Most consumers may figure they have to pay a premium to get German engineering, European road handling and a roomy interior in a family-size sedan. But Volkswagen's 2015 Passat is proving them wrong.
Starting retail price, including destination charge, for the pleasantly styled, five-passenger Passat is just $23,040 with automatic transmission. It's only $21,940 with a five-speed manual.
Both prices undercut the starting retail price, including destination charge, of $24,460 for a 2015 Toyota Camry, according to pricing from 's consumer website.
Plus, the Passat is a recommended buy of Consumer Reports magazine, where reliability is rated at well above average with the base, turbo gasoline four cylinder and average with the fuel-sipping turbo diesel engine.
Further, the 2015 Passat earned top, five out of five stars in federal government crash testing.
And while the Camry has been the top-selling mid-size sedan in America for years, the Passat actually offers more front- and back-seat legroom. The 2015 Passat has 42.4 inches in the front seat and a full 39.1 inches of legroom in back. The Camry's reported rear-seat legroom is 38.9 inches, while front-seat legroom tops out at 41.6 inches.
The 2015 Passat has more trunk space, too — 15.9 cubic feet vs.
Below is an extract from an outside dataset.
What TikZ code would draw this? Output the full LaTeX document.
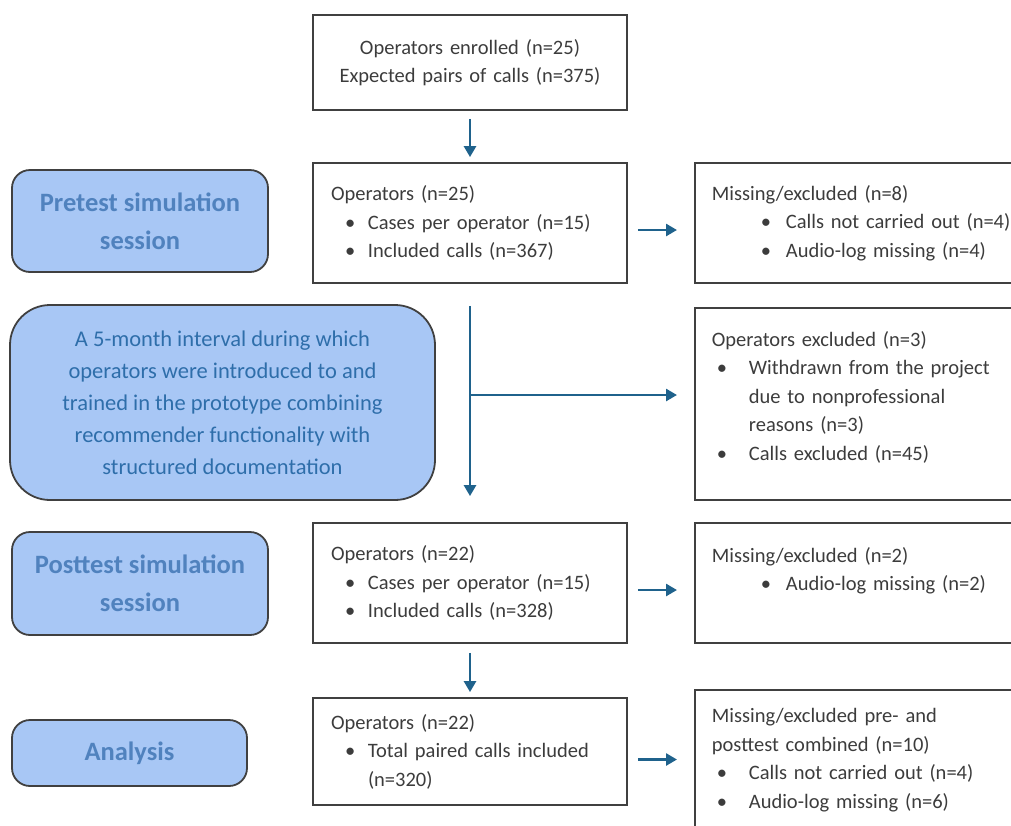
\documentclass[tikz,border=0pt]{standalone}
\usepackage{fontspec}
\setmainfont{Carlito}
\usepackage{xcolor}
\usetikzlibrary{positioning,calc,arrows.meta}

\definecolor{arrowblue}{RGB}{31,98,140}
\definecolor{phasefill}{RGB}{168,199,245}
\definecolor{phasetext}{RGB}{80,130,190}
\definecolor{intervaltext}{RGB}{46,110,170}
\definecolor{boxline}{RGB}{64,64,64}
\definecolor{bodytext}{RGB}{60,60,60}

% bullet line: offset of bullet, gap to text, text
\newcommand{\itm}[3]{\hspace*{#1}\makebox[#2][l]{\textbullet}#3}

\tikzset{
    flowbox/.style={draw=boxline, line width=1.8pt, text=bodytext, align=left, text width=278pt, inner xsep=18pt, font=\fontsize{20.5}{28.5}\selectfont},
    sidebox/.style={flowbox, text width=326pt, inner xsep=17pt, anchor=west},
    phase/.style={draw=boxline, line width=1.8pt, fill=phasefill, rounded corners=18pt, text=phasetext, align=center, font=\bfseries\fontsize{26.5}{38}\selectfont},
    arr/.style={draw=arrowblue, line width=2.6pt, -{Triangle[length=11pt,width=12pt]}}
}

\begin{document}
\begin{tikzpicture}[x=1pt, y=-1pt]
        \useasboundingbox (0,0) rectangle (1011,825);
        % middle column
        \node[flowbox, align=center, minimum height=95pt] (enrol) at (470,62.5) {Operators enrolled (n=25)\\Expected pairs of calls (n=375)};
        \node[flowbox, minimum height=120pt] (pre) at (470,223) {Operators (n=25)\\\itm{14pt}{23pt}{Cases per operator (n=15)}\\\itm{14pt}{23pt}{Included calls (n=367)}};
        \node[flowbox, minimum height=120pt] (post) at (470,583) {Operators (n=22)\\\itm{14pt}{23pt}{Cases per operator (n=15)}\\\itm{14pt}{23pt}{Included calls (n=328)}};
        \node[flowbox, minimum height=107pt] (ana) at (470,751.5) {Operators (n=22)\\\itm{14pt}{23pt}{Total paired calls included}\\\hspace*{37pt}(n=320)};
        % left column
        \node[phase, minimum width=256pt, minimum height=102pt] (preL) at (140,221) {Pretest simulation\\session};
        \node[phase, font=\fontsize{22.5}{32}\selectfont, text=intervaltext, rounded corners=40pt, minimum width=425pt, minimum height=195pt] (gap) at (222.5,402.5) {A 5-month interval during which\\operators were introduced to and\\trained in the prototype combining\\recommender functionality with\\structured documentation};
        \node[phase, minimum width=256pt, minimum height=103pt] (postL) at (140,583.5) {Posttest simulation\\session};
        \node[phase, minimum width=235pt, minimum height=66pt] (anaL) at (129.5,753) {Analysis};
        % right column
        \node[sidebox, minimum height=120pt] (miss1) at (694,223) {Missing/excluded (n=8)\\\itm{49pt}{25pt}{Calls not carried out (n=4)}\\\itm{49pt}{25pt}{Audio-log missing (n=4)}};
        \node[sidebox, minimum height=192pt] (excl) at (694,404) {Operators excluded (n=3)\\\itm{5pt}{32pt}{Withdrawn from the project}\\\hspace*{37pt}due to nonprofessional\\\hspace*{37pt}reasons (n=3)\\\itm{5pt}{32pt}{Calls excluded (n=45)}\\[-12pt]\mbox{}};
        \node[sidebox, minimum height=120pt] (miss2) at (694,583) {Missing/excluded (n=2)\\\itm{49pt}{25pt}{Audio-log missing (n=2)}\\\mbox{}};
        \node[sidebox, minimum height=140pt] (miss3) at (694,760) {Missing/excluded pre- and\\posttest combined (n=10)\\\itm{5pt}{32pt}{Calls not carried out (n=4)}\\\itm{5pt}{32pt}{Audio-log missing (n=6)}};
        % connectors
        \coordinate (br) at (470,395);
        \draw[arr, shorten <=8pt, shorten >=5pt] (enrol) -- (pre);
        \draw[arr, shorten <=10pt, shorten >=17pt] ([yshift=-7pt]pre.east) -- ([yshift=-7pt]miss1.west);
        \draw[arr, shorten <=22pt, shorten >=26pt] (pre) -- (post);
        \draw[arr, shorten >=17pt] (br) -- (br -| excl.west);
        \draw[arr, shorten <=10pt, shorten >=17pt] ([yshift=-7pt]post.east) -- ([yshift=-7pt]miss2.west);
        \draw[arr, shorten <=9pt, shorten >=5pt] (post) -- (ana);
        \draw[arr, shorten <=10pt, shorten >=17pt] ([yshift=-8pt]ana.east) -- ([yshift=-8pt]ana.east -| miss3.west);
    \end{tikzpicture}
\end{document}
Camry's 15.4 cubic feet.
One place where the Passat comes up short, though, is the lack of a backup camera on its lowest-priced models. Toyota includes a backup camera on every 2015 Camry.
So does the other top-selling family sedan in the United States, the Honda Accord, which has a starting retail price, including destination charge, of $23,725 for a 2015 base model with continuously variable transmission that a driver operates like an automatic. The Accord also is offered with a manual at a starting retail price of $22,925.
But Passat buyers must move up to the SE trim level, and a starting retail price of $26,840, to get a backup camera.
Standard equipment on all 2015 Passats includes air conditioning, power windows, mirrors and door locks, Bluetooth hands-free connectivity, a six-speaker audio system and split rear seatbacks that fold down to expand the cargo space.
In addition to the backup camera, the Passat's SE trim adds convincing, leather-like seat material, upsized, 17-inch alloy wheels, eight-way, power driver's seat, rear air vents, heated front seats, premium audio with touchscreen, leather-wrapped steering wheel, parking brake and shift knob as well as exterior chrome-look trim and interior aluminum dashboard trim.
The Passat differentiates from its major competitors in offering a 3.6-liter, gasoline V-6 and a 2-liter, turbodiesel four cylinder as well as the base, 1.8-liter, gasoline, turbo four. The Camry, Accord and most other family-size sedans don't offer diesels.
While record-low gasoline prices today might not encourage interest in the fuel-thrifty diesel Passat, it's worth mentioning the 2015 Passat TDI, as it's called, is a bargain.
For a starting retail price of $27,645, this Passat TDI with a new-for-2015 turbodiesel four cylinder produces 150 horses and an impressive 236 foot-pounds of torque starting at a low 1,750 rpm.
The 2015 Passat ranks as the lowest-priced diesel-powered sedan on the market. Other diesel sedans, such as the BMW 3-Series and Mercedes-Benz E-Class, are priced much higher.
The number of miles that a driver of the Passat TDI can go without filling the tank often takes people by surprise.
The federal government rated the test Passat TDI with automatic at 30 miles per gallon in city driving and 42 mpg on the highway. Even with aggressive driving, the tester wound up with a travel range of more than 640 miles in combined city and highway driving on a single, 18.5-gallon tank.
Anyone who hasn't looked at VW cars in a while will find the new Passat big. It stretches nearly 16 feet long from bumper to bumper and is competitive with others in the segment.
Inside, Passat passengers didn't feel constrained at all, and in typical VW fashion, all buttons, knobs and gauges were well-placed and had good feel. Seats in the test Passat had a firm feel, firmer than the Camry and Accord seats, and provided great support for non-fatiguing rides.
Brakes took a bit of getting used to, as they could engage strongly. But they surely stopped the Passat securely on wet and dry pavement.
The 2015 Passat moved purposely around other cars in traffic, with electro-mechanical steering that was responsive without being too quick.
The ride differentiated the Passat from the more mainstream mid-size sedans. There was a firmness to the ride, a precision to the body control of the car that's not found in non-European vehicles.
Yes, this Passat is built in Chattanooga, Tennessee, but its roots and engineering still tie in with Europe where sloppy handling is unacceptable. Indeed, the test Passat TDI had little body lean in all but the most aggressive driving and conveyed a subtle poise and sharpness that's definitely not mainstream.
The backup camera was appreciated in the tester, as sizable pillars at the sides of the back window could block views as a driver backed out of parking spaces.
In October, a few 2015 Passats were among 393 VWs that were the subject of a U.S. safety recall. VW reported a seatback recliner bracket might not engage properly, potentially causing movement of the seatback. Such movement might distract a driver and lead to a crash.